A Jamison spokesperson said the company “engaged CBRE and signed a term sheet with a CMBS provider to refinance the matured loan, which is expected to close in 45 days,” and that “transferring the loan to the special servicer was a strategic decision in an effort to obtain an extension to work out a refinance.”
It’s not the only case of distress that has the developer playing for time. Dr. David Lee, who founded Jamison, the company his daughter Jamie Lee now runs, is the named sponsor on four loans connected to real estate in Koreatown and downtown that landed in special servicing: 811 Wilshire, Equitable Plaza, Central Plaza and City Center on 6th. The collective current balance of the special-serviced debt is about $230 million, according to Morningstar data.

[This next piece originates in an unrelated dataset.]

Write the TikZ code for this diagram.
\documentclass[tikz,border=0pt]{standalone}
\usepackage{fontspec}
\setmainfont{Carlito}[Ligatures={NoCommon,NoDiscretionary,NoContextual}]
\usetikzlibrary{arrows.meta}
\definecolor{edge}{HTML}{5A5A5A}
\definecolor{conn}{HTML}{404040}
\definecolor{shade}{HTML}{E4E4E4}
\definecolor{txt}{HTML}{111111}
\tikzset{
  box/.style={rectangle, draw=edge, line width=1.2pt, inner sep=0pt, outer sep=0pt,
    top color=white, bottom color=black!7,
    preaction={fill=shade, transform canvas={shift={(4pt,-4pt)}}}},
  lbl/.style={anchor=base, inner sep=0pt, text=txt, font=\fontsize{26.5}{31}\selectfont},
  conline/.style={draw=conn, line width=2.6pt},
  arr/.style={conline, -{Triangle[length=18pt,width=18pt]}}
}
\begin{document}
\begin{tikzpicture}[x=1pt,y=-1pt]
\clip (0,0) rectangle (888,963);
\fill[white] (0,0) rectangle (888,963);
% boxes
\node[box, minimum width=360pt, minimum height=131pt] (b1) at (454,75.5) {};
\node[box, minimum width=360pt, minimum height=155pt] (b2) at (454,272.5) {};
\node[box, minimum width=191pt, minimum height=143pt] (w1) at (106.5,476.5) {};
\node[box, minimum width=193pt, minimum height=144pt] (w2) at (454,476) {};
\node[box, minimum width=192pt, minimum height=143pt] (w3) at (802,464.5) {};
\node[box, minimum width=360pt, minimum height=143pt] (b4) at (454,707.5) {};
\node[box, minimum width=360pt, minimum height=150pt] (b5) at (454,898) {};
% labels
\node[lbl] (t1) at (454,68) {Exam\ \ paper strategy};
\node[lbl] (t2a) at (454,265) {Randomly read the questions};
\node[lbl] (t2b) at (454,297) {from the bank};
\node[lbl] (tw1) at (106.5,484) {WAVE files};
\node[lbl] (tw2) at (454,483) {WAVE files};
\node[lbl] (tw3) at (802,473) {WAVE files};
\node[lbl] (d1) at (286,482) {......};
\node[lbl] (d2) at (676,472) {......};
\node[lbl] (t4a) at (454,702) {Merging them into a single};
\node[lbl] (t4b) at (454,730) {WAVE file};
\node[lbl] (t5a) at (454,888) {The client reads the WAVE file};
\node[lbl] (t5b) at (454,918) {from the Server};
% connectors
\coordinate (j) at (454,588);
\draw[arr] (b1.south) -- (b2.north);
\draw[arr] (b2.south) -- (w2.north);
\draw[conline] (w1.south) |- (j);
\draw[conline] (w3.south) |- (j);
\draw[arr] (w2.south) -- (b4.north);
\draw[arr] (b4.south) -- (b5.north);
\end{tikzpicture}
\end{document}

Jamison entered forbearance agreements on the loans connected to Equitable Plaza and Central Plaza but faces foreclosure on 811 Wilshire after a deal to sell fell apart, per servicer commentary via Morningstar.
Too early to call
Jamison isn’t the only investor, by any means, to see its debt go to special servicing. According to Morningstar, the commercial mortgage-backed securities loan on a mall in Lakewood, once owned by Macerich, moved to special servicing. But there’s a catch — analysts suggest the transfer was more proactive than anything because the loan doesn’t mature until the summer, the mall traded hands pretty recently, and its new owners want to redevelop it.

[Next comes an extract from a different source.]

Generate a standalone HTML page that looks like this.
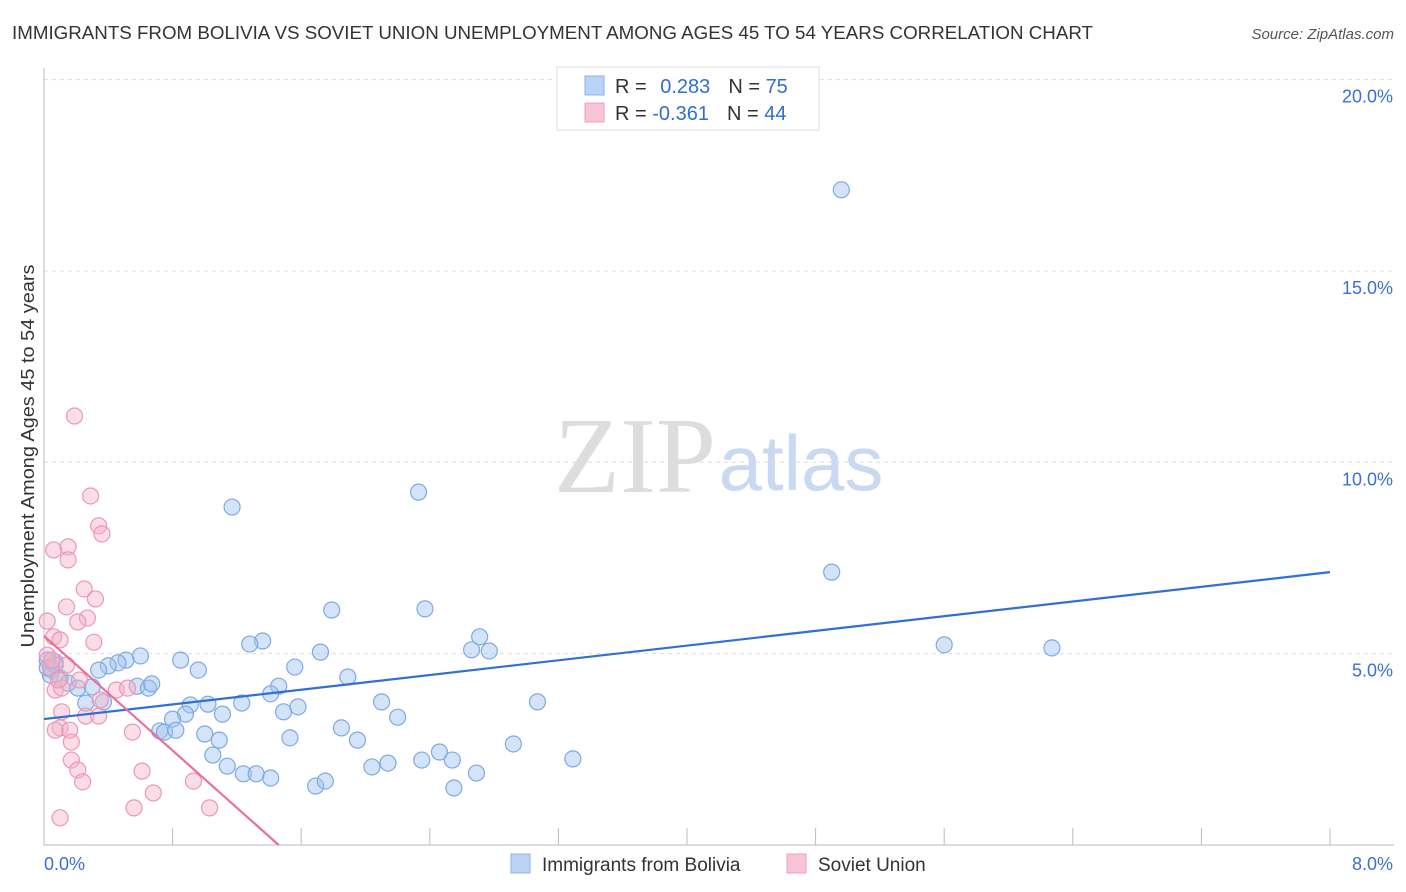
<!DOCTYPE html>
<html><head><meta charset="utf-8"><style>
body{margin:0;background:#fff;font-family:"Liberation Sans",sans-serif;}
svg{display:block}
</style></head><body>
<svg id="chart" width="1406" height="892">
<text x="12" y="39" font-size="18" fill="#333" textLength="1081" lengthAdjust="spacingAndGlyphs">IMMIGRANTS FROM BOLIVIA VS SOVIET UNION UNEMPLOYMENT AMONG AGES 45 TO 54 YEARS CORRELATION CHART</text>
<text x="1394" y="39" font-size="15" fill="#555" font-style="italic" text-anchor="end">Source: ZipAtlas.com</text>
<text x="635" y="492" font-size="108" fill="#ddd" font-family="Liberation Serif,serif" text-anchor="middle">ZIP</text>
<text x="801" y="490" font-size="78" fill="#c9d9f1" text-anchor="middle">atlas</text>
<text transform="translate(34,456) rotate(-90)" font-size="18" fill="#333" text-anchor="middle" textLength="383" lengthAdjust="spacingAndGlyphs">Unemployment Among Ages 45 to 54 years</text>
<g id="grid"></g><g id="marks"></g>
<g>
<rect x="557" y="67" width="262" height="63" fill="#fff" stroke="#ddd"/>
<rect x="585" y="76" width="19" height="19" fill="#b9d2f5" stroke="#8fb2e8"/>
<rect x="585" y="103" width="19" height="19" fill="#f8c4d4" stroke="#eea0b8"/>
<text x="615" y="93" font-size="20" fill="#333">R = <tspan fill="#2f6fd0" dx="8">0.283</tspan><tspan dx="18" fill="#333">N = </tspan><tspan fill="#2f6fd0">75</tspan></text>
<text x="615" y="120" font-size="20" fill="#333">R = <tspan fill="#2f6fd0">-0.361</tspan><tspan dx="18" fill="#333">N = </tspan><tspan fill="#2f6fd0">44</tspan></text>
</g>
<g>
<rect x="511" y="854" width="19" height="19" fill="#b9d2f5" stroke="#8fb2e8"/>
<text x="542" y="871" font-size="19" fill="#333">Immigrants from Bolivia</text>
<rect x="787" y="854" width="19" height="19" fill="#f8c4d4" stroke="#eea0b8"/>
<text x="818" y="871" font-size="19" fill="#333">Soviet Union</text>
</g>
<text x="44" y="870" font-size="18" fill="#3b6fd4">0.0%</text>
<text x="1393" y="870" font-size="18" fill="#3b6fd4" text-anchor="end">8.0%</text>
</svg>
<script>
const blueX=[4.96,1.17,2.33,4.90,5.60,6.27,2.37,1.79,2.71,2.66,2.77,1.36,1.28,1.72,0.85,0.96,0.60,0.51,0.46,0.40,0.34,0.07,0.05,0.04,0.10,0.15,0.21,0.30,0.26,0.37,0.58,0.65,0.67,1.46,1.56,1.41,1.89,2.10,1.23,1.02,0.91,0.88,1.11,1.49,1.58,2.20,0.80,0.72,0.75,0.82,1.00,1.09,1.53,1.85,1.95,1.05,1.14,1.24,1.32,1.41,1.69,1.75,2.04,2.14,2.35,2.46,2.54,2.69,2.55,2.92,3.07,3.29,0.02,0.02,0.07];
const blueY=[17.12,8.83,9.22,7.13,5.23,5.15,6.17,6.14,5.44,5.10,5.07,5.33,5.25,5.04,4.83,4.57,4.94,4.83,4.76,4.68,4.57,4.78,4.57,4.44,4.36,4.23,4.10,4.13,3.71,3.74,4.15,4.10,4.21,4.15,4.65,3.95,4.39,3.74,3.71,3.68,3.66,3.42,3.42,3.48,3.61,3.34,3.29,2.98,2.95,3.00,2.90,2.74,2.80,3.06,2.74,2.35,2.06,1.86,1.86,1.75,1.54,1.67,2.04,2.14,2.22,2.43,2.22,1.88,1.49,2.64,3.74,2.25,4.83,4.63,4.70];
const pinkX=[0.19,0.29,0.34,0.36,0.06,0.15,0.15,0.25,0.32,0.14,0.02,0.27,0.21,0.06,0.10,0.31,0.02,0.14,0.04,0.07,0.11,0.09,0.22,0.45,0.52,0.35,0.11,0.26,0.34,0.10,0.07,0.16,0.17,0.17,0.21,0.24,0.55,0.61,0.68,0.93,0.56,1.03,0.10,0.05];
const pinkY=[11.21,9.12,8.34,8.13,7.71,7.79,7.45,6.69,6.43,6.22,5.85,5.93,5.83,5.44,5.36,5.30,4.96,4.70,4.63,4.05,4.10,4.31,4.31,4.05,4.10,3.79,3.48,3.37,3.37,3.06,3.00,3.00,2.69,2.22,1.96,1.65,2.95,1.93,1.36,1.67,0.97,0.97,0.71,4.83];
const blueTrend=[3.29,7.13];
const pinkTrend=[5.46,-3.74];
const yTicks=[5,10,15,20];
const yTickLabels=["5.0%","10.0%","15.0%","20.0%"];
const xTicks=[0,0.8,1.6,2.4,3.2,4.0,4.8,5.6,6.4,7.2,8.0];
const NS='http://www.w3.org/2000/svg';
const sx=v=>44+v*160.75, sy=v=>845-v*38.27;
function mk(tag,at,parent){const e=document.createElementNS(NS,tag);for(const k in at)e.setAttribute(k,at[k]);parent.appendChild(e);return e;}
const grid=document.getElementById('grid'),marks=document.getElementById('marks');
yTicks.forEach((t,i)=>{
 const l=mk('line',{x1:44,x2:1394,y1:sy(t),y2:sy(t),stroke:'#ddd','stroke-dasharray':'4,4'},grid);
 
 
 const tx=mk('text',{x:1393,y:sy(t)+23,'font-size':18,fill:'#3b6fd4','text-anchor':'end'},grid);
 tx.textContent=yTickLabels[i];
 
 
});
const ax=mk('line',{x1:44,x2:44,y1:68,y2:845,stroke:'#bbb'},grid);


const bx=mk('line',{x1:44,x2:1394,y1:845,y2:845,stroke:'#bbb'},grid);


xTicks.forEach(t=>{const l=mk('line',{x1:sx(t),x2:sx(t),y1:828,y2:845,stroke:'#bbb'},grid);
 
 });
blueX.forEach((x,i)=>{const c=mk('circle',{cx:sx(x),cy:sy(blueY[i]),r:8,fill:'rgba(160,195,240,0.45)',stroke:'#7fa8e6','stroke-width':1.2},marks);
 
 });
pinkX.forEach((x,i)=>{const c=mk('circle',{cx:sx(x),cy:sy(pinkY[i]),r:8,fill:'rgba(245,180,200,0.45)',stroke:'#eb98b3','stroke-width':1.2},marks);
 
 });
const bl=mk('line',{x1:sx(0),y1:sy(blueTrend[0]),x2:sx(8),y2:sy(blueTrend[1]),stroke:'#2f6fd6','stroke-width':2.2},marks);


const xe=-pinkTrend[0]/pinkTrend[1];
const pl=mk('line',{x1:sx(0),y1:sy(pinkTrend[0]),x2:sx(xe),y2:sy(0),stroke:'#e8709a','stroke-width':2.2},marks);


</script>
</body></html>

When Macerich sold the Lakewood Center for $332 million, the price included the assumption by the joint-venture buyer of a $317 million loan on the real estate, the company said in a Securities and Exchange Commission filing dated mid-August. That loan, it said, comes due June this year. Representatives for new owners Pacific Retail Capital Partners, Lyon Living and Silverpeak did not respond to a request for comment.
Deal downtown
Downtown did not appear once in The Real Deal’s ranking of the priciest multifamily deals in Los Angeles County last year — but it looks as though things are already different as 2026 rolls out, thanks to a pricey per-unit apartment tower trade in South Park.
MetLife sold 717 West Olympic Boulevard to APW Avenue Group for about $69 million, which comes out to roughly $453,000 per apartment. On a per-unit basis, it’s more than the priciest multifamily deal all last year: Waterton’s purchase of a Woodland Hills apartment complex for about $180 million, or $345,000 per apartment. On another straight-up comparison of price per unit, the MetLife trade still trails Carmel Partners’ $141 million Marina del Rey buy, which came out to about $578,000 per apartment, and was the priciest per unit deal all 2025.